(or: when your brain says “no” and your body agrees)
Lately, I’ve been thinking about burnout — not the kind you fix with a weekend off or a self-care checklist, but the kind that rewires you from the inside out. The kind that makes everyday life feel like wading through wet cement.
For me, AuDHD burnout isn’t just exhaustion. It’s a full-system shutdown. My body stops cooperating, my brain turns foggy, and even simple things — answering a text, deciding what to eat, remembering what day it is — feel like impossible puzzles.
It doesn’t happen overnight. It builds quietly. Little acts of pushing through, masking, forcing function, and pretending I’m fine pile up until the cost becomes too high. Then one day, my system just says no more.
What AuDHD Burnout Feels Like
Autistic burnout is often described as the result of chronic stress from living in a world not designed for your brain. Add ADHD into the mix — with its constant mental noise, impulsivity, and energy swings — and you get a nervous system that’s always in motion, rarely at rest.
For me, it looks like this:
- Everything feels too loud. Noise, light, people, expectations — even my own thoughts.
- Motivation disappears. Tasks I could once do without thinking now feel unreachable.
- Masking feels impossible. I can’t hide my overwhelm, and I stop trying.
- Rest doesn’t recharge me. I wake up just as tired as when I went to bed.
It’s not depression (though it can look like it). It’s not laziness. It’s a total depletion of the energy it takes to live in a world that keeps asking for more than my system can give.
The Hidden Cost of Masking and Pushing
Many of us grow up learning to survive by pushing — to mask our traits, to meet expectations, to act “normal.” But every time we do, we burn a little more fuel. Eventually, there’s nothing left to burn.
Masking keeps us functioning, but it also disconnects us from our bodies. We stop noticing hunger, exhaustion, pain. We say yes when we need no. We keep going long after our nervous systems have started shutting down.
And when burnout hits, it’s not just mental. It’s physical, sensory, emotional. It’s everything.
What Recovery Actually Looks Like
Recovery from AuDHD burnout isn’t quick. It’s not about productivity hacks or positive thinking. It’s about rebuilding trust — with your body, your limits, and your needs.
It looks like:
- Unmasking slowly, even when it feels risky.

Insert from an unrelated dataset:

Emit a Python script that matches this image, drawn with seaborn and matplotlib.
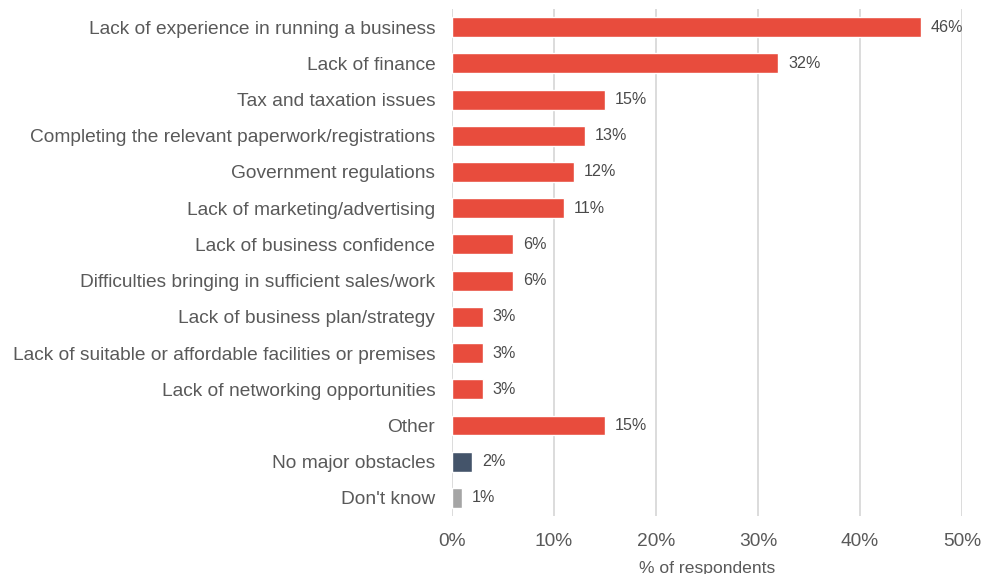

- Lowering the bar — not because you’ve failed, but because your body is asking for mercy.
- Letting yourself rest without guilt.
- Redefining success as showing up in a way that’s sustainable.
Sometimes it’s weeks of rest. Sometimes it’s years of unlearning. And sometimes, it’s just surviving the day without pushing harder than you should.
Learning to Rest (Again)
If you’ve followed my writing for a while, you know I’m still learning how to rest. My ADHD brain hates stillness, and my autistic side craves structure. Burnout forces me to confront both — the need to move and the need to stop.
I’m realizing rest isn’t something you earn by finishing your to-do list. It’s something your body requires to exist. It’s a boundary, not a reward.
Burnout is brutal, but it’s also honest. It strips away everything that isn’t working and demands you build something gentler in its place.
A Note to Anyone There Right Now
If you’re in AuDHD burnout, I see you. The world feels too big, your energy feels gone, and nothing makes sense anymore. But you are not broken — your system is protecting you. It’s saying, you can’t keep living like this.
Listen. Slow down. Don’t rush your recovery. You are still you, even when you can’t function. Especially when you can’t.
Burnout isn’t the end — it’s your body’s way of asking for a new beginning.
🌙 Reflection
Writing this while still recovering from being sick, I realized how connected illness and burnout really are. Being sick forced me to stop. Burnout forces me to stay stopped.
My body is teaching me that rest isn’t a pause between productive moments — it’s a form of survival. Every time I slow down, every time I listen instead of push, I’m rebuilding trust with myself.
This is what AuDHD and Burned Out is about: learning how to exist gently in a world that moves too fast. Learning that rest isn’t failure — it’s resistance. And maybe, one day, it’ll feel like peace.